Margaret was abducted by 20GGF Ralph, Lord Stafford, who had helped Edward III take the throne. At the time, her worth was at least £2314 a year, which was more than ten times Stafford’s own estates. (However, he eventually rose to Earl of Stafford in 1350.)

After the abduction, her parents filed a complaint with the king, but Edward supported Stafford. In compensation, the king appeased Hugh and Margaret by creating Hugh the 1st Earl of Gloucester.

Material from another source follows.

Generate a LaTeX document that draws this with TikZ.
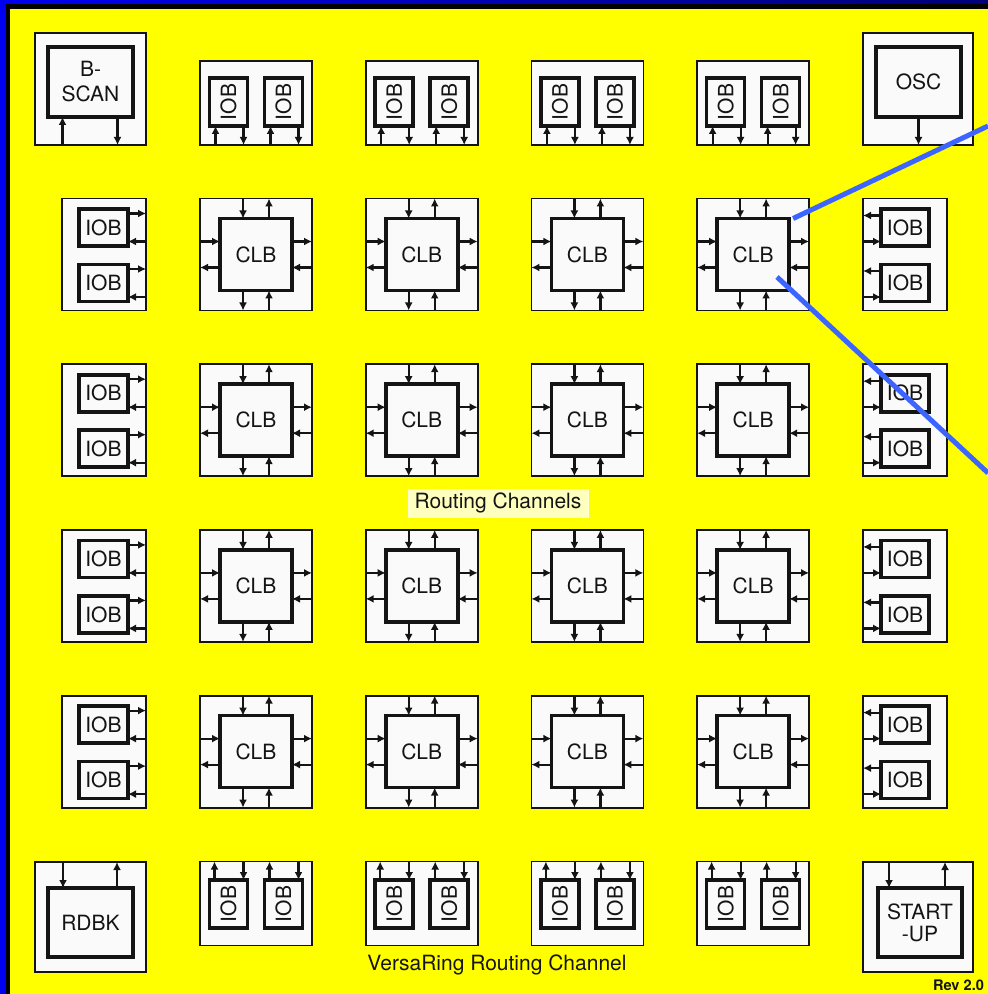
\documentclass[tikz,border=0pt]{standalone}
\usepackage{fontspec}
\setmainfont{TeX Gyre Heros}
\usetikzlibrary{arrows.meta}
\definecolor{chip}{RGB}{255,255,0}
\definecolor{rim}{RGB}{0,0,240}
\definecolor{rimdark}{RGB}{0,0,120}
\definecolor{tilebg}{RGB}{250,250,250}
\definecolor{ink}{RGB}{20,20,20}
\definecolor{lens}{RGB}{60,100,255}
\definecolor{tag}{RGB}{255,255,190}
\begin{document}
\begin{tikzpicture}[x={(0.5pt,0pt)},y={(0pt,-0.5pt)},
  every node/.style={outer sep=0pt, inner sep=0pt, text=ink, font=\fontsize{10.5}{12.5}\selectfont},
  tile/.style={draw=ink, line width=0.9pt, fill=tilebg},
  blk/.style={draw=ink, line width=1.8pt, fill=tilebg},
  sig/.style={draw=ink, line width=1.1pt, -{Latex[length=4pt,width=4pt]}},
  lensline/.style={draw=lens, line width=2.5pt}]
\useasboundingbox (0,0) rectangle (988,994);
\fill[rim] (0,0) rectangle (988,994);
\shade[left color=rim, right color=rimdark] (6,0) rectangle (988,4);
\fill[black] (6,4) rectangle (988,994);
\fill[chip] (10,9) rectangle (988,994);
\foreach \row/\y in {1/254.5,2/420.2,3/585.9,4/751.6}
  \foreach \col/\x in {1/256,2/421.7,3/587.4,4/753.1} {
    \node[tile, minimum size=56pt] (cell\row\col) at (\x,\y) {};
    \node[blk, minimum size=36pt] (clb\row\col) at (\x,\y) {CLB};
    \draw[sig] ([xshift=-6.5pt]cell\row\col.north) -- ([xshift=-6.5pt]clb\row\col.north);
    \draw[sig] ([xshift=6.5pt]clb\row\col.north) -- ([xshift=6.5pt]cell\row\col.north);
    \draw[sig] ([xshift=-6.5pt]clb\row\col.south) -- ([xshift=-6.5pt]cell\row\col.south);
    \draw[sig] ([xshift=6.5pt]cell\row\col.south) -- ([xshift=6.5pt]clb\row\col.south);
    \draw[sig] ([yshift=6.5pt]cell\row\col.west) -- ([yshift=6.5pt]clb\row\col.west);
    \draw[sig] ([yshift=-6.5pt]clb\row\col.west) -- ([yshift=-6.5pt]cell\row\col.west);
    \draw[sig] ([yshift=6.5pt]clb\row\col.east) -- ([yshift=6.5pt]cell\row\col.east);
    \draw[sig] ([yshift=-6.5pt]cell\row\col.east) -- ([yshift=-6.5pt]clb\row\col.east);
  }
\foreach \row/\y in {1/254.5,2/420.2,3/585.9,4/751.6} {
  \node[tile, minimum width=42pt, minimum height=56pt] (west\row) at (104,\y) {};
  \node[blk, minimum width=24.5pt, minimum height=18.5pt] (westa\row) at (103.5,\y-27) {IOB};
  \node[blk, minimum width=24.5pt, minimum height=18.5pt] (westb\row) at (103.5,\y+28.5) {IOB};
  \foreach \io in {westa\row,westb\row} {
    \draw[sig] ([yshift=7pt]\io.east) -- ([yshift=7pt]\io.east -| west\row.east);
    \draw[sig] ([yshift=-7pt]\io.east -| west\row.east) -- ([yshift=-7pt]\io.east);
  }
  \node[tile, minimum width=42pt, minimum height=56pt] (east\row) at (905,\y) {};
  \node[blk, minimum width=24pt, minimum height=18.5pt] (easta\row) at (905,\y-27) {IOB};
  \node[blk, minimum width=24pt, minimum height=18.5pt] (eastb\row) at (905,\y+28.5) {IOB};
  \foreach \io in {easta\row,eastb\row} {
    \draw[sig] ([yshift=6pt]\io.west) -- ([yshift=6pt]\io.west -| east\row.west);
    \draw[sig] ([yshift=-7pt]\io.west -| east\row.west) -- ([yshift=-7pt]\io.west);
  }
}
\foreach \col/\x in {1/256,2/421.7,3/587.4,4/753.1} {
  \node[tile, minimum width=56pt, minimum height=42pt] (north\col) at (\x,103) {};
  \node[blk, minimum width=19pt, minimum height=24pt] (northa\col) at (\x-27.5,102) {\rotatebox{90}{IOB}};
  \node[blk, minimum width=19pt, minimum height=24pt] (northb\col) at (\x+27.5,102) {\rotatebox{90}{IOB}};
  \foreach \io in {northa\col,northb\col} {
    \draw[sig] ([xshift=-6.5pt]\io.south |- north\col.south) -- ([xshift=-6.5pt]\io.south);
    \draw[sig] ([xshift=7.5pt]\io.south) -- ([xshift=7.5pt]\io.south |- north\col.south);
  }
  \node[tile, minimum width=56pt, minimum height=42pt] (south\col) at (\x,903.5) {};
  \node[blk, minimum width=19pt, minimum height=24pt] (southa\col) at (\x-27.5,904) {\rotatebox{90}{IOB}};
  \node[blk, minimum width=19pt, minimum height=24pt] (southb\col) at (\x+27.5,904) {\rotatebox{90}{IOB}};
  \foreach \io in {southa\col,southb\col} {
    \draw[sig] ([xshift=-7pt]\io.north) -- ([xshift=-7pt]\io.north |- south\col.north);
    \draw[sig] ([xshift=7.5pt]\io.north |- south\col.north) -- ([xshift=7.5pt]\io.north);
  }
}
\node[tile, minimum width=55.5pt, minimum height=56pt] (bscancell) at (90.5,89) {};
\node[blk, minimum width=42.5pt, minimum height=35pt, align=center] (bscan) at (90.5,82) {B-\\SCAN};
\draw[sig] ([xshift=-14pt]bscan.south |- bscancell.south) -- ([xshift=-14pt]bscan.south);
\draw[sig] ([xshift=13.5pt]bscan.south) -- ([xshift=13.5pt]bscan.south |- bscancell.south);
\node[tile, minimum width=55pt, minimum height=56pt] (osccell) at (918,89) {};
\node[blk, minimum width=42.5pt, minimum height=35pt] (osc) at (918.5,82) {OSC};
\draw[sig] (osc.south) -- (osc.south |- osccell.south);
\node[tile, minimum width=55.5pt, minimum height=55pt] (rdbkcell) at (90.5,917) {};
\node[blk, minimum width=42.5pt, minimum height=34.5pt] (rdbk) at (90.5,922.5) {RDBK};
\draw[sig] ([xshift=-13.75pt]rdbk.north |- rdbkcell.north) -- ([xshift=-13.75pt]rdbk.north);
\draw[sig] ([xshift=13.25pt]rdbk.north) -- ([xshift=13.25pt]rdbk.north |- rdbkcell.north);
\node[tile, minimum width=55pt, minimum height=55pt] (startcell) at (918,917) {};
\node[blk, minimum width=42pt, minimum height=34.5pt, align=center, font=\fontsize{10.5}{11}\selectfont] (start) at (920,922.5) {START\\-UP};
\draw[sig] ([xshift=-15.5pt]start.north |- startcell.north) -- ([xshift=-15.5pt]start.north);
\draw[sig] ([xshift=12.5pt]start.north) -- ([xshift=12.5pt]start.north |- startcell.north);
\node[fill=tag, draw=tag!60!white, line width=0.5pt, minimum width=90pt, minimum height=14pt] (chan) at (498,503) {Routing Channels};
\node[anchor=base] (ring) at (497,970) {VersaRing Routing Channel};
\node[anchor=base, font=\bfseries\fontsize{7.3}{9}\selectfont] (rev) at (958.5,990) {Rev 2.0};
\coordinate (lensA) at (988,126);
\coordinate (lensB0) at (777,277);
\coordinate (lensB) at (988,473);
\draw[lensline] ([xshift=2pt]clb14.north east) -- (lensA);
\draw[lensline] (lensB0) -- (lensB);
\end{tikzpicture}
\end{document}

Margaret de Audley and Stafford married before 6 July 1336. They subsequently had two sons and four daughters, the fourth of whom was our 19GGM Beatrice de Stafford, born circa 1341 in Staffordshire, England, died 1415.
Stafford
Ralph, Lord Stafford
Grandpa Ralph was made a Knight banneret in 1327 and was fighting the Scots shortly afterwards. He supported the plot to free Edward III of England from the control of Roger Mortimer, which earned the king's gratitude. By the summer of 1332, he was a commissioner of the peace in Staffordshire and had served abroad on royal business, accompanying, interestingly enough, his future father-in-law, Hugh de Audley, 1st Earl of Gloucester. In the course of a distinguished military career, he became one of the twenty-six founding members and the fifth knight of the Order of the Garter in 1348. In November 1347, Grandpa Hugh died; they were able to take possession of his estates without paying the king’s homage, an indication of the relationship between them. Ralph was now a very wealthy man, from his estates and from the many prizes from the French war.[5]

Edward III created a number of new peerage titles to honour his war captains and to mark his jubilee year. Ralph was created the 1st Earl of Stafford on 5 March 1350, with an annuity of 1000 marks.

Even at the age of sixty, Stafford continued to command troops and act as a royal envoy, both in France and in Ireland in 1361, accompanying Lionel of Antwerp to try and restore English control.